La frustración de una parte de la población catalana ha debido ser dolorosa cuando se dio cuenta de que sólo había vivido un sueño que no tenía futuro. El independentismo que alentaban muchos catalanes -muchos otros no lo quieren- estaba destinado al fracaso por una cuestión que no es menor: el liderazgo. Pero no solamente porque ese liderazgo hubiera sido incapaz, que lo fue, sino que estaba contaminado por una corrupción abominable que se instaló en la Generalitat, en cuanto reinó la democracia en España.
La sucesión Pujol-Mas-Puigdemont no funcionó por el pecado original de la corruptela que costó a Cataluña y al resto de la nación miles de millones de dólares. Y también al afirmar rotundamente que Cataluña no era parte de España - asunto históricamente muy discutible- que ha calado en una parte de la juventud. Cataluña cuenta con una amplia autonomía, sin embargo, su dirigencia, no conforme con eso, quiso, a partir del 2012, funcionar en la práctica como otro estado. Esto pasaba, sin miramientos, por encima de la Constitución tan difícilmente elaborada y pactada en 1978, y aceptarlo hubiera provocado no solo la secesión, sino un caos de dimensiones inimaginables en el resto de España. Lo cierto es que España, si comparamos con Bolivia, es un auténtico Estado Autonómico y no tiene nada que ver con la autonomía tramposa, aprisionada en una jaula de hierro, que ha montado el Estado Plurinacional.

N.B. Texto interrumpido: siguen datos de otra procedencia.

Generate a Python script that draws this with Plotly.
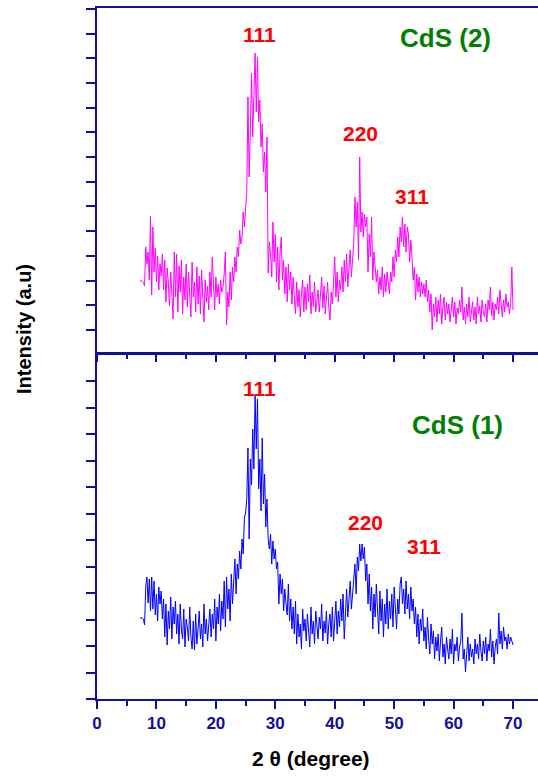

Hasta para las personas menos avisadas en cuestiones políticas europeas, Carles Puigdemont no era un líder confiable que pudiera convencer al mundo de los derechos catalanes a la independencia. Como tampoco Junqueras, que al parecer tiene ese vicio que se ha puesto de moda, que es la impostura de los segundones. Puigdemont nunca pareció una persona seria, más se asemejaba a un demagogo irresponsable, al extremo de que el hombre que lo definió mejor, fue el veterano y mordaz líder socialista Alfonso Guerra, quien dijo de él algo como que “soñaba con ser un héroe legendario y resultó siendo un payaso de ópera bufa”. La huida precipitada de Puigdemont, abandonando su patria, lo dice todo. Y la fuga de empresas y capitales fuera de Cataluña fue peor.
Es que nadie puede comprender cómo Puigdemont pudo avanzar tanto, sabiendo perfectamente que existe una Constitución vigente y un articulado que no admite actuar fuera de la ley. El artículo 155 es muy claro cuando expresa que no se permitirá a ninguna región ir contra el interés general de España, pero que, además, se adoptará las medidas necesarias para proteger ese interés nacional. Es de imaginarse que si una región pretende independizarse debe contar con uno de dos asuntos indispensables: la fuerza o la ley. Cataluña no tiene fuerza militar propia (aunque trató de militarizar a los Mossos de Esquadra) y la Constitución sanciona drásticamente el propósito de los independentistas.
La sociedad catalana, gente de emprendimiento, de valores, y de extensa cultura, está profundamente dividida en pro y en contra de la independencia, y Cataluña tiene al frente al Estado español y naturalmente, como se ha visto, a la Unión Europea. Un pueblo de tales condiciones no merece soportar una dirigencia irresponsable que los divide y los humilla.